Your character has an unusual first date: With whom? Make it Strange
Why? Make it Strange
But first a word from the Doors
Since my early teens, I’ve had a habit of writing movie scripts and short stories in my head when I cannot sleep at night . I’ve developed characters and basic plot premises, motivations etc. What I’ve never been successful in doing is extracting them from my imagination and creative internal voice on to paper in any manner that doesn’t sound trite, stereotypical or as though I am re-hashing someone’s previous ideas. Imitation may be flattery, but it will get you sued for copyright infringement.
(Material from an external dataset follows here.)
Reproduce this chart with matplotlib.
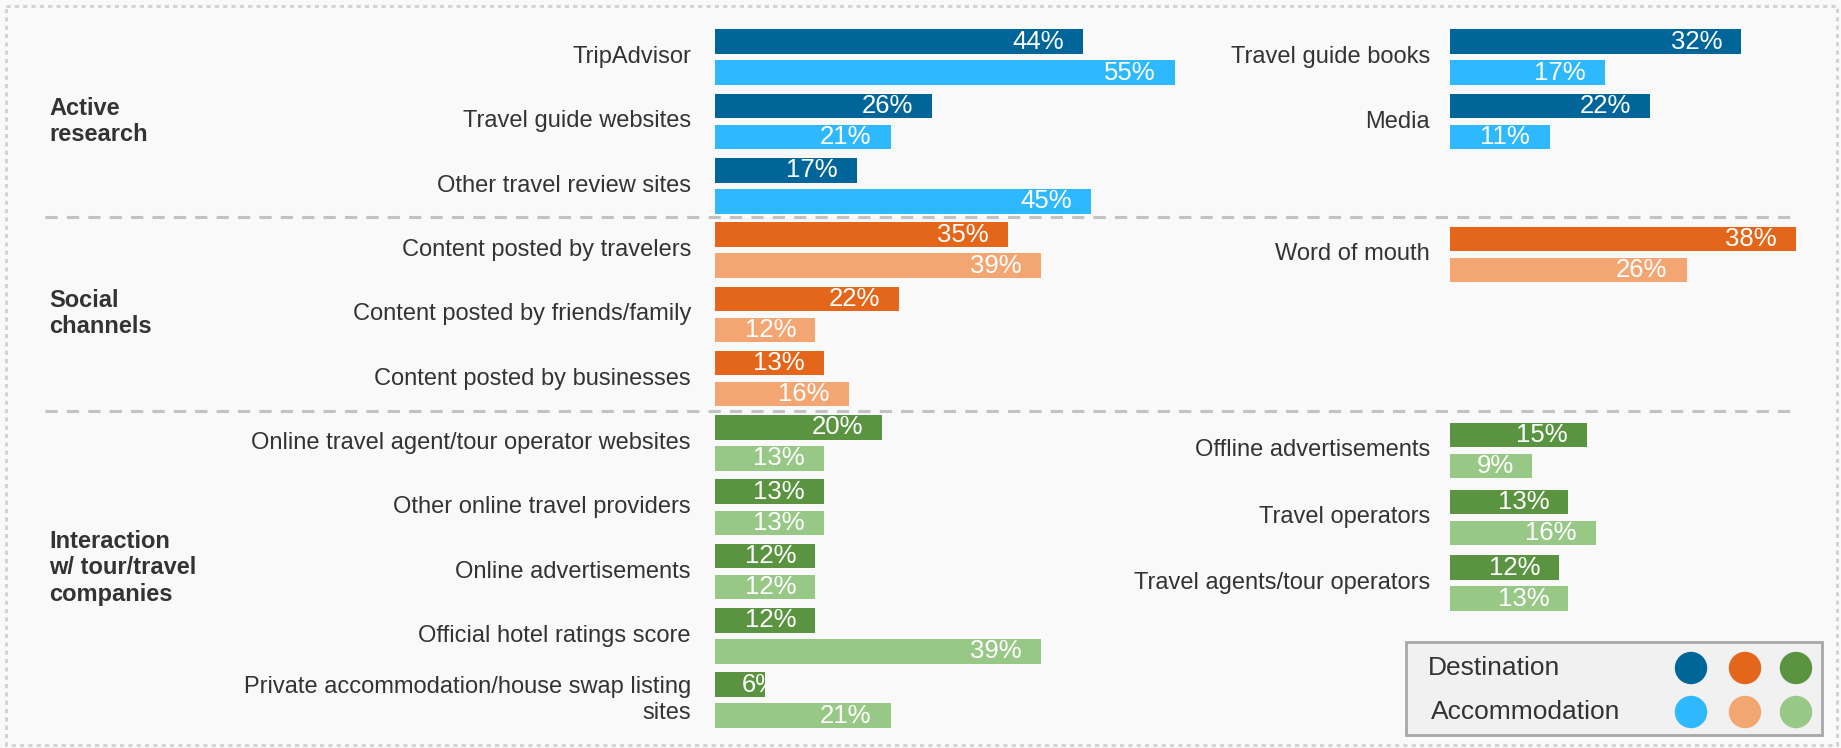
import matplotlib
matplotlib.use('Agg')
import matplotlib.pyplot as plt
from matplotlib.patches import Rectangle, Circle

plt.rcParams['font.family'] = ['Liberation Sans', 'DejaVu Sans']

# Share of travellers (%) using each source, destination vs accommodation.
left_labels = [
    'TripAdvisor', 'Travel guide websites', 'Other travel review sites',
    'Content posted by travelers', 'Content posted by friends/family',
    'Content posted by businesses',
    'Online travel agent/tour operator websites', 'Other online travel providers',
    'Online advertisements', 'Official hotel ratings score',
    'Private accommodation/house swap listing\nsites',
]
left_dest = [44, 26, 17, 35, 22, 13, 20, 13, 12, 12, 6]
left_acc = [55, 21, 45, 39, 12, 16, 13, 13, 12, 39, 21]
left_group = [0, 0, 0, 1, 1, 1, 2, 2, 2, 2, 2]

right_labels = ['Travel guide books', 'Media', 'Word of mouth',
                'Offline advertisements', 'Travel operators',
                'Travel agents/tour operators']
right_dest = [32, 22, 38, 15, 13, 12]
right_acc = [17, 11, 26, 9, 16, 13]
right_group = [0, 0, 1, 2, 2, 2]

groups = ['Active\nresearch', 'Social\nchannels', 'Interaction\nw/ tour/travel\ncompanies']
legend_rows = ['Destination', 'Accommodation']

dest_colors = ['#006699', '#e3661a', '#5a9441']
acc_colors = ['#2eb8fd', '#f3a572', '#98c886']

W, H = 1841, 748
TEXT = '#333333'

fig = plt.figure(figsize=(W / 100, H / 100), dpi=100)
fig.patch.set_facecolor('#f9f9f9')

# Overlay axes in pixel units for frame, separators, labels and legend.
bg = fig.add_axes([0, 0, 1, 1])
bg.set_xlim(0, W)
bg.set_ylim(H, 0)
bg.axis('off')

bg.add_patch(Rectangle((6, 6), 1831, 739, fill=False, edgecolor='#d0d0d0',
                       linewidth=2, linestyle=(0, (1.5, 1.5))))
for y in (217, 411):
    bg.plot([45, 1797], [y, y], color='#c2c2c2', linewidth=2.2,
            linestyle=(0, (4, 3)))

for label, cy in zip(groups, (121.5, 313.5, 568)):
    bg.text(49, cy, label, ha='left', va='center', fontsize=17,
            fontweight='bold', color=TEXT, linespacing=1.2)

BAR_H = 24.5
ACC_OFF = 31


def draw_panel(x0, width, xmax, tops, labels, dest, acc, grp, label_x):
    ax = fig.add_axes([x0 / W, 0, width / W, 1])
    ax.set_xlim(0, xmax)
    ax.set_ylim(H, 0)
    ax.axis('off')
    ax.patch.set_alpha(0)
    px_per_unit = width / xmax
    for top, lab, d, a, g in zip(tops, labels, dest, acc, grp):
        yd = top + BAR_H / 2
        ya = top + ACC_OFF + BAR_H / 2
        bd = ax.barh(yd, d, height=BAR_H, color=dest_colors[g])[0]
        ba = ax.barh(ya, a, height=BAR_H, color=acc_colors[g])[0]
        for v, y, bar in ((d, yd, bd), (a, ya, ba)):
            # value sits near the bar end, but never before the bar start
            shift = max(45, v * px_per_unit - 45) - v * px_per_unit
            t = ax.annotate(f'{v}%', (v, y), xytext=(shift, 0),
                            textcoords='offset pixels', ha='center',
                            va='center', color='white', fontsize=18.5)
            t.set_clip_path(bar)
        bg.text(label_x, top + (ACC_OFF + BAR_H) / 2, lab, ha='right',
                va='center', fontsize=17, color=TEXT, linespacing=1.25)


left_tops = [29.4 + i * 64.3 for i in range(len(left_labels))]
right_tops = [29.4, 93.9, 226.6, 422.7, 489.6, 555.4]

draw_panel(715, 460, 55, left_tops, left_labels, left_dest, left_acc,
           left_group, 691)
draw_panel(1450, 346, 38, right_tops, right_labels, right_dest, right_acc,
           right_group, 1430)

# Colour key
bg.add_patch(Rectangle((1406, 642), 416, 93, facecolor='#f1f1f1',
                       edgecolor='#a8a8a8', linewidth=2, zorder=5))
for row, (name, y, cols) in enumerate(zip(legend_rows, (668, 712),
                                          (dest_colors, acc_colors))):
    bg.text(1428 + 3 * row, y, name, ha='left', va='center', fontsize=19,
            color=TEXT, zorder=6)
    for cx, c in zip((1691, 1745, 1796), cols):
        bg.add_patch(Circle((cx, y), 15.5, color=c, zorder=6))

fig.savefig('out.png', dpi=100, facecolor=fig.get_facecolor())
One of the characters that keeps on bouncing around in my head is a male Revenant who died in the early middle ages in Europe, but came back to life, looking very much the same as he did on the day he passed away. He’s become suspended in time, a forever twenty five year old, never-changing but still requiring every thing a human needs to continue to exist–food, sleep etc. The 1980s find him living in Greenwich Village, running a rare bookstore and exploring the alternative culture that exists in that time frame. I keep on struggling to make him exist, because frankly Anne Rice has done this theme so well on two fronts, with the Mummy and her Vampire series, having something original to write seems almost impossible.
For this exercise, the protagonist in this story is a woman in her twenties that works in a small second-hand clothing shop nearby our Revenant’s store. She’s a bit suspended in time as well–she has a college degree in History but isn’t quite sure what she’s doing now. She’s biding her time working in the store, which has gone from a short-term summer job to something much longer than she intended. She meets our Revenant during their daily interactions in the neighborhood and his occasional foray into her clothing store. He likes visiting there, because he is comfortable in things in the past, things that allow him to continue to mark the long lifetime he’s already experienced.
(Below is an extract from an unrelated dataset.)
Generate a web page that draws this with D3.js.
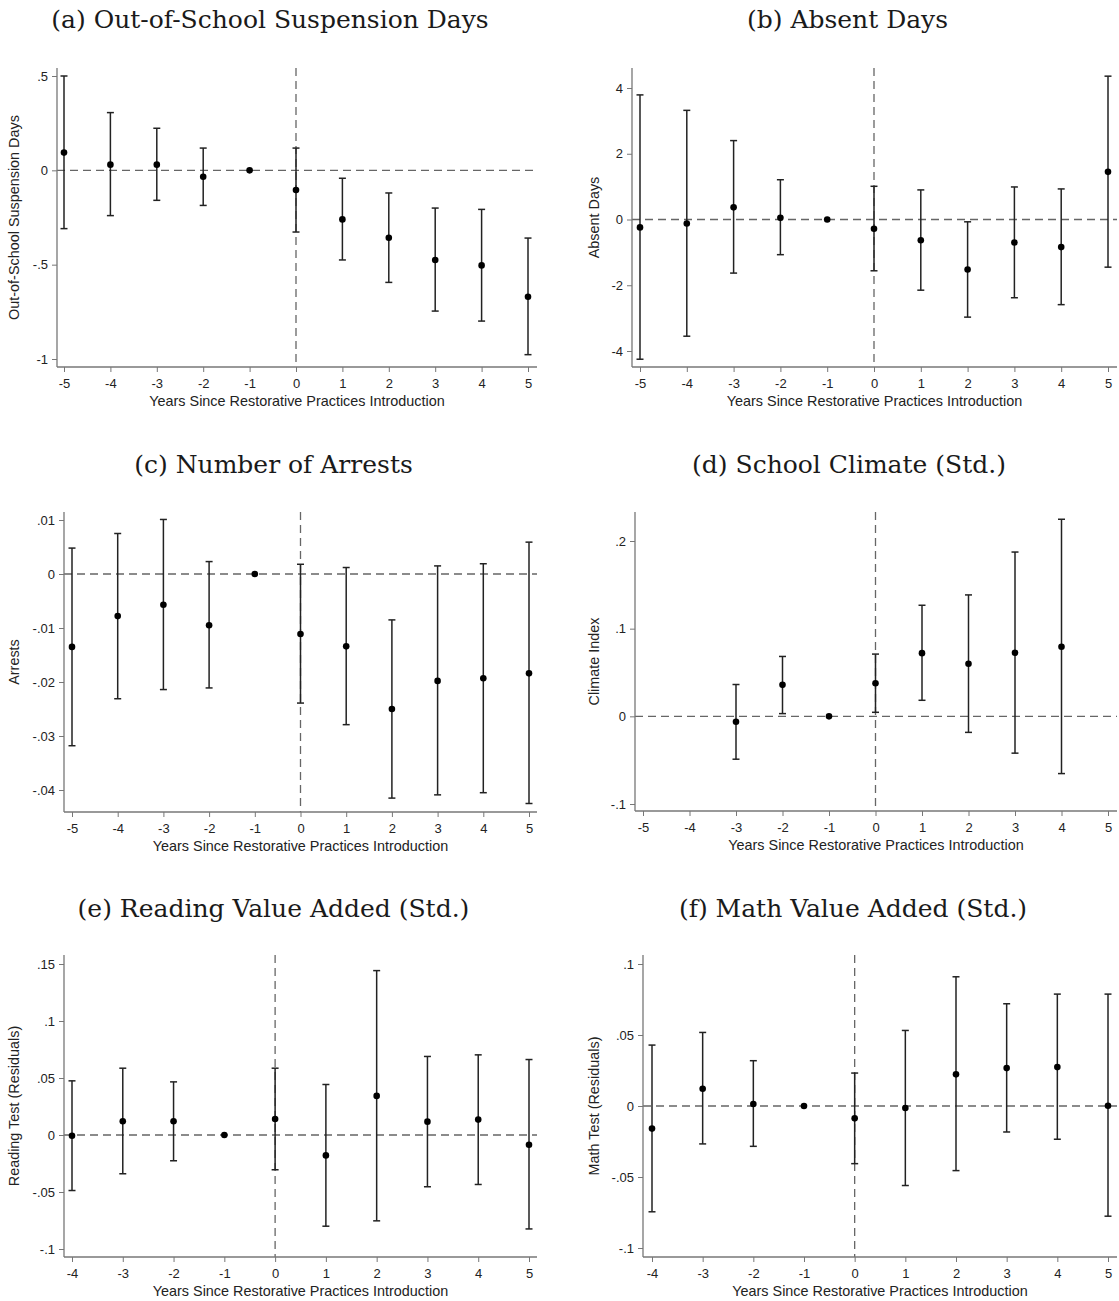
<!DOCTYPE html>
<html>
<head>
<meta charset="utf-8">
<script src="https://cdn.jsdelivr.net/npm/d3@7"></script>
<style>
  body { margin: 0; background: #fff; }
  svg { display: block; }
</style>
</head>
<body>
<div id="chart"></div>
<script>
// event-time values
var yearsFull = [-5, -4, -3, -2, -1, 0, 1, 2, 3, 4, 5];
var yearsShort = [-4, -3, -2, -1, 0, 1, 2, 3, 4, 5];

// (a) out-of-school suspension days
var suspEst = [0.094, 0.030, 0.030, -0.034, 0, -0.104, -0.260, -0.357, -0.475, -0.504, -0.670];
var suspLo  = [-0.309, -0.240, -0.159, -0.186, 0, -0.327, -0.475, -0.594, -0.746, -0.799, -0.977];
var suspHi  = [0.500, 0.306, 0.223, 0.118, 0, 0.118, -0.042, -0.120, -0.200, -0.207, -0.359];

// (b) absent days
var absEst = [-0.24, -0.12, 0.37, 0.05, 0, -0.28, -0.63, -1.52, -0.70, -0.84, 1.45];
var absLo  = [-4.25, -3.55, -1.63, -1.07, 0, -1.56, -2.15, -2.97, -2.38, -2.59, -1.45];
var absHi  = [3.79, 3.32, 2.40, 1.21, 0, 1.01, 0.90, -0.07, 0.99, 0.93, 4.36];

// (c) number of arrests
var arrEst = [-0.0135, -0.0078, -0.0057, -0.0095, 0, -0.0111, -0.0134, -0.0250, -0.0198, -0.0193, -0.0184];
var arrLo  = [-0.0318, -0.0231, -0.0214, -0.0211, 0, -0.0239, -0.0279, -0.0415, -0.0409, -0.0405, -0.0425];
var arrHi  = [0.0048, 0.0075, 0.0101, 0.0023, 0, 0.0018, 0.0012, -0.0085, 0.0015, 0.0019, 0.0059];

// (d) school climate index (no estimates at -5, -4, 5)
var climEst = [null, null, -0.0061, 0.0359, 0, 0.0378, 0.0721, 0.0599, 0.0725, 0.0794, null];
var climLo  = [null, null, -0.0489, 0.0031, 0, 0.0046, 0.0183, -0.0183, -0.0420, -0.0653, null];
var climHi  = [null, null, 0.0363, 0.0683, 0, 0.0710, 0.1267, 0.1385, 0.1874, 0.2248, null];

// (e) reading value added
var readEst = [-0.0006, 0.0120, 0.0120, 0, 0.0141, -0.0179, 0.0343, 0.0117, 0.0135, -0.0085];
var readLo  = [-0.0487, -0.0340, -0.0226, 0, -0.0305, -0.0800, -0.0753, -0.0454, -0.0434, -0.0824];
var readHi  = [0.0475, 0.0586, 0.0466, 0, 0.0586, 0.0443, 0.1442, 0.0689, 0.0703, 0.0662];

// (f) math value added
var mathEst = [-0.0159, 0.0122, 0.0014, 0, -0.0087, -0.0014, 0.0223, 0.0267, 0.0274, 0.0002];
var mathLo  = [-0.0745, -0.0267, -0.0284, 0, -0.0406, -0.0560, -0.0455, -0.0183, -0.0234, -0.0776];
var mathHi  = [0.0429, 0.0518, 0.0319, 0, 0.0232, 0.0532, 0.0910, 0.0720, 0.0788, 0.0788];

// tick labels
var suspTicks = [0.5, 0, -0.5, -1];
var absTicks = [4, 2, 0, -2, -4];
var arrTicks = [0.01, 0, -0.01, -0.02, -0.03, -0.04];
var climTicks = [0.2, 0.1, 0, -0.1];
var readTicks = [0.15, 0.1, 0.05, 0, -0.05, -0.1];
var mathTicks = [0.1, 0.05, 0, -0.05, -0.1];

var xTitle = "Years Since Restorative Practices Introduction";

function rows(years, est, lo, hi) {
    return years.map(function(yr, i) {
        return { year: yr, est: est[i], lo: lo[i], hi: hi[i] };
    }).filter(function(d) { return d.est !== null; });
}

var panels = [
    { title: "(a) Out-of-School Suspension Days", ylab: "Out-of-School Suspension Days",
      years: yearsFull, data: rows(yearsFull, suspEst, suspLo, suspHi), yTicks: suspTicks,
      left: 57, right: 537, top: 68, bottom: 367, px: [64, 528], py: [76, 359], ydom: [0.5, -1],
      titleY: 28, ylabX: 20 },
    { title: "(b) Absent Days", ylab: "Absent Days",
      years: yearsFull, data: rows(yearsFull, absEst, absLo, absHi), yTicks: absTicks,
      left: 632, right: 1117, top: 68, bottom: 367, px: [640, 1108], py: [88, 351], ydom: [4, -4],
      titleY: 28, ylabX: 600 },
    { title: "(c) Number of Arrests", ylab: "Arrests",
      years: yearsFull, data: rows(yearsFull, arrEst, arrLo, arrHi), yTicks: arrTicks,
      left: 64, right: 537, top: 512, bottom: 812, px: [72, 529], py: [520, 790], ydom: [0.01, -0.04],
      titleY: 473, ylabX: 20 },
    { title: "(d) School Climate (Std.)", ylab: "Climate Index",
      years: yearsFull, data: rows(yearsFull, climEst, climLo, climHi), yTicks: climTicks,
      left: 635, right: 1117, top: 512, bottom: 811, px: [643, 1108], py: [541, 804], ydom: [0.2, -0.1],
      titleY: 473, ylabX: 600 },
    { title: "(e) Reading Value Added (Std.)", ylab: "Reading Test (Residuals)",
      years: yearsShort, data: rows(yearsShort, readEst, readLo, readHi), yTicks: readTicks,
      left: 64, right: 537, top: 955, bottom: 1257, px: [72, 529], py: [964, 1249], ydom: [0.15, -0.1],
      titleY: 917, ylabX: 20 },
    { title: "(f) Math Value Added (Std.)", ylab: "Math Test (Residuals)",
      years: yearsShort, data: rows(yearsShort, mathEst, mathLo, mathHi), yTicks: mathTicks,
      left: 643, right: 1117, top: 955, bottom: 1257, px: [652, 1108], py: [964, 1248], ydom: [0.1, -0.1],
      titleY: 917, ylabX: 600 }
];

var svg = d3.select("#chart").append("svg")
    .attr("width", 1119)
    .attr("height", 1301)
    .style("background-color", "white");

function stataFmt(d) {
    return String(d).replace(/^(-?)0\./, "$1.");
}

panels.forEach(function(p) {
    var g = svg.append("g");
    var x = d3.scaleLinear()
        .domain([p.years[0], p.years[p.years.length - 1]])
        .range(p.px);
    var y = d3.scaleLinear()
        .domain(p.ydom)
        .range(p.py);

    // title
    g.append("text")
        .attr("x", (p.left + p.right) / 2 - 27)
        .attr("y", p.titleY)
        .attr("text-anchor", "middle")
        .style("font-family", "'DejaVu Serif', serif")
        .style("font-size", "25px")
        .style("fill", "#1a1a1a")
        .text(p.title);

    // reference lines
    g.append("line")
        .attr("x1", p.left).attr("x2", p.right)
        .attr("y1", y(0)).attr("y2", y(0))
        .attr("stroke", "#666").attr("stroke-width", 1.3)
        .attr("stroke-dasharray", "8,5");
    g.append("line")
        .attr("x1", x(0)).attr("x2", x(0))
        .attr("y1", p.top).attr("y2", p.bottom)
        .attr("stroke", "#666").attr("stroke-width", 1.3)
        .attr("stroke-dasharray", "8,5");

    // y axis
    var ya = g.append("g")
        .attr("transform", "translate(" + p.left + ",0)")
        .call(d3.axisLeft(y).tickValues(p.yTicks).tickSize(5).tickPadding(4).tickFormat(stataFmt));
    ya.select(".domain").remove();
    g.append("line")
        .attr("x1", p.left).attr("x2", p.left)
        .attr("y1", p.top).attr("y2", p.bottom)
        .attr("stroke", "#777").attr("stroke-width", 1.3);

    // x axis
    var xa = g.append("g")
        .attr("transform", "translate(0," + p.bottom + ")")
        .call(d3.axisBottom(x).tickValues(p.years)
            .tickSize(5).tickPadding(7).tickFormat(function(d) { return String(d); }));
    xa.select(".domain").remove();
    g.append("line")
        .attr("x1", p.left).attr("x2", p.right)
        .attr("y1", p.bottom).attr("y2", p.bottom)
        .attr("stroke", "#777").attr("stroke-width", 1.3);

    g.selectAll(".tick line").attr("stroke", "#777");
    g.selectAll(".tick text")
        .style("font-family", "'Liberation Sans', Arial, sans-serif")
        .style("font-size", "13px")
        .style("fill", "#222");

    // axis titles
    g.append("text")
        .attr("x", (p.left + p.right) / 2)
        .attr("y", p.bottom + 39)
        .attr("text-anchor", "middle")
        .style("font-family", "'Liberation Sans', Arial, sans-serif")
        .style("font-size", "14.4px")
        .style("fill", "#222")
        .text(xTitle);
    g.append("text")
        .attr("transform", "translate(" + (p.ylabX - 1) + "," + ((p.top + p.bottom) / 2) + ") rotate(-90)")
        .attr("text-anchor", "middle")
        .style("font-family", "'Liberation Sans', Arial, sans-serif")
        .style("font-size", "14.4px")
        .style("fill", "#222")
        .text(p.ylab);

    // confidence intervals
    var ci = p.data.filter(function(d) { return d.lo !== d.hi; });
    g.selectAll(".ci")
        .data(ci)
        .enter()
        .append("line")
            .attr("x1", function(d) { return x(d.year); })
            .attr("x2", function(d) { return x(d.year); })
            .attr("y1", function(d) { return y(d.lo); })
            .attr("y2", function(d) { return y(d.hi); })
            .attr("stroke", "#222")
            .attr("stroke-width", 1.5);
    ["lo", "hi"].forEach(function(k) {
        g.selectAll(".cap-" + k)
            .data(ci)
            .enter()
            .append("line")
                .attr("x1", function(d) { return x(d.year) - 3.5; })
                .attr("x2", function(d) { return x(d.year) + 3.5; })
                .attr("y1", function(d) { return y(d[k]); })
                .attr("y2", function(d) { return y(d[k]); })
                .attr("stroke", "#222")
                .attr("stroke-width", 1.5);
    });

    // point estimates
    g.selectAll(".pt")
        .data(p.data)
        .enter()
        .append("circle")
            .attr("cx", function(d) { return x(d.year); })
            .attr("cy", function(d) { return y(d.est); })
            .attr("r", 3.3)
            .attr("fill", "#000");
});
</script>
</body>
</html>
First date. Hmm. Their first date is a trip to the opening of an exhibit on Renaissance painters at the Met. They tour the paintings and our protagonist is surprised at the breath of knowledge her date has about the art work, and the artists themselves. He seems to know details that are beyond common and scholarly knowledge, as though he knew some of these people first hand. He gets into an argument with another patron over a Giotto painting that becomes quite heated, and they are asked to leave. They depart to a coffee shop nearby and continue to talk about art and history. She notices that his opinions and world view seem unrooted to any time or specific culture, but at times are also quaint or outdated. She is attracted to him, but something seems odd or yes, strange about him that makes her wary.
And so ends the first date with a Revenant.